Why so? Why do non-European fimmakers indulge more in excavating this perspective? Non-European i say so because mostly in european movies the cities have this solid presence , maybe their architecture is overtly responsible for this. And here its where i come to Kieslowski. Everybody i know gets floored by the strength in his visualization of the colours Blue, White Red but somehow i could sense a raw energy in the cities..a bland Paris and frosty Warsaw in White and sensuos Paris again in Red..inviting for melancholic seduction.
Is there any example of Asian cinema with the city flourishing in its regal solidity? Even in the stylized Infernal Affairs HongKong is not plain sombre solid, the backdrop seems almost menacing in that famous Tony Leung Andy Lau encounter.
Is there any European movie with withering cityscape?
I am still waiting for an answer.

Neel said...

Firstly if I may differ, I do not agree that "every cinematic vision of future possess this "tired grey sky with emaciated breathing below" sort of frames." Secondly a 'sensuous paris' or 'raw energy' has nothing to do with Cities flourishing in its regal solidity?
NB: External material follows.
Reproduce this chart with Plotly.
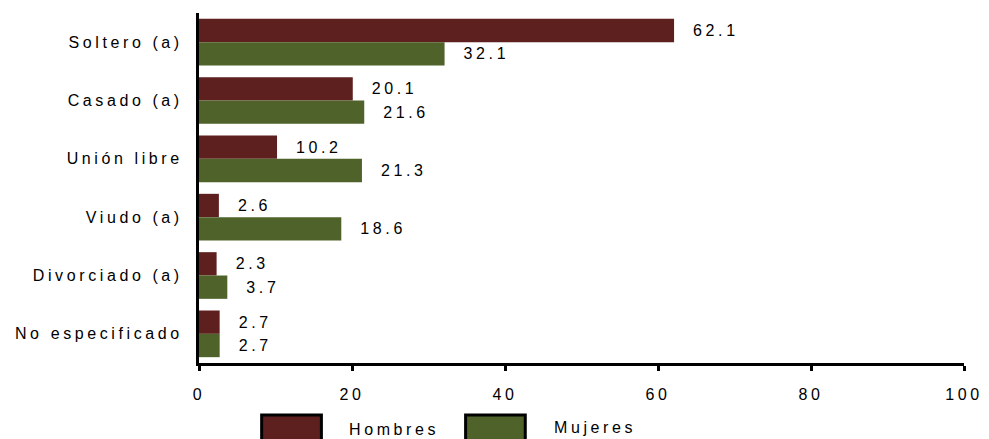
import plotly.graph_objects as go

categories = ["Soltero (a)", "Casado (a)", "Unión libre", "Viudo (a)", "Divorciado (a)", "No especificado"]
hombres = [62.1, 20.1, 10.2, 2.6, 2.3, 2.7]
mujeres = [32.1, 21.6, 21.3, 18.6, 3.7, 2.7]
series_names = ["Hombres", "Mujeres"]
x_ticks = [0, 20, 40, 60, 80, 100]

C_H = "#5E1F1F"
C_M = "#4F6229"
FONT = "Liberation Sans, Arial, sans-serif"
FS = 16

fig = go.Figure()
for name, vals, col in [(series_names[0], hombres, C_H), (series_names[1], mujeres, C_M)]:
    fig.add_trace(go.Bar(
        y=categories, x=vals, orientation="h", name=name,
        marker=dict(color=col, line=dict(width=0)),
        text=["  " + f"{v:.1f}" for v in vals],
        textposition="outside", cliponaxis=False,
        textfont=dict(family=FONT, size=FS, color="black"),
        showlegend=False, hoverinfo="skip",
    ))

fig.update_layout(
    width=989, height=439,
    margin=dict(l=199, r=21, t=13, b=76),
    paper_bgcolor="white", plot_bgcolor="white",
    barmode="group", bargap=0.2, bargroupgap=0,
    font=dict(family=FONT, size=FS, color="black"),
    xaxis=dict(range=[0, 100], tickvals=x_ticks, showgrid=False, zeroline=False,
               showline=True, linecolor="black", linewidth=3,
               ticks="outside", ticklen=5, tickwidth=3, tickcolor="black",
               ticklabelstandoff=10,
               tickfont=dict(family=FONT, size=FS, color="black")),
    yaxis=dict(autorange="reversed", showgrid=False, zeroline=False,
               showline=True, linecolor="black", linewidth=3, ticks="",
               ticklabelstandoff=10,
               tickfont=dict(family=FONT, size=FS, color="black")),
)

# custom legend boxes
legend_items = [
    (series_names[0], C_H, 0.0819, 0.160, 0.1938, -0.1886),
    (series_names[1], C_M, 0.3485, 0.4265, 0.4616, -0.183),
]
for name, col, x0, x1, tx, ty in legend_items:
    fig.add_shape(type="rect", xref="paper", yref="paper", x0=x0, x1=x1, y0=-0.1486, y1=-0.23,
                  fillcolor=col, line=dict(color="black", width=3))
    fig.add_annotation(xref="paper", yref="paper", x=tx, y=ty, text=name, showarrow=False,
                       xanchor="left", yanchor="middle",
                       font=dict(family=FONT, size=FS, color="black"))

post = """
document.body.style.margin = '0';
var gd = document.getElementById('{plot_id}');
var LS = '3.6px';
gd.querySelectorAll('.ytick text, .xtick text').forEach(function(t){ t.style.letterSpacing = LS; });
gd.querySelectorAll('text.bartext, text.annotation-text').forEach(function(t){
  var w0 = t.getBBox().width;
  t.style.letterSpacing = LS;
  var w1 = t.getBBox().width;
  var x = parseFloat(t.getAttribute('x') || '0');
  t.setAttribute('x', x + (w1 - w0) / 2);
});
"""

fig.write_html("out.html", post_script=post, config={"displayModeBar": False})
Infact the very terms 'regal solidity' brings to me images of a plain sobre solidity which is not what Asia is all about Or even Contemporary European or Latin American Cinema is all about. And if I see Breathless even today it brings to me very human images Paris, throbbing with vibrancy as opposed to the classical description od Paris being regal and splendid. And as for your answer, watch 'The Road Home' by Zhang Yimou.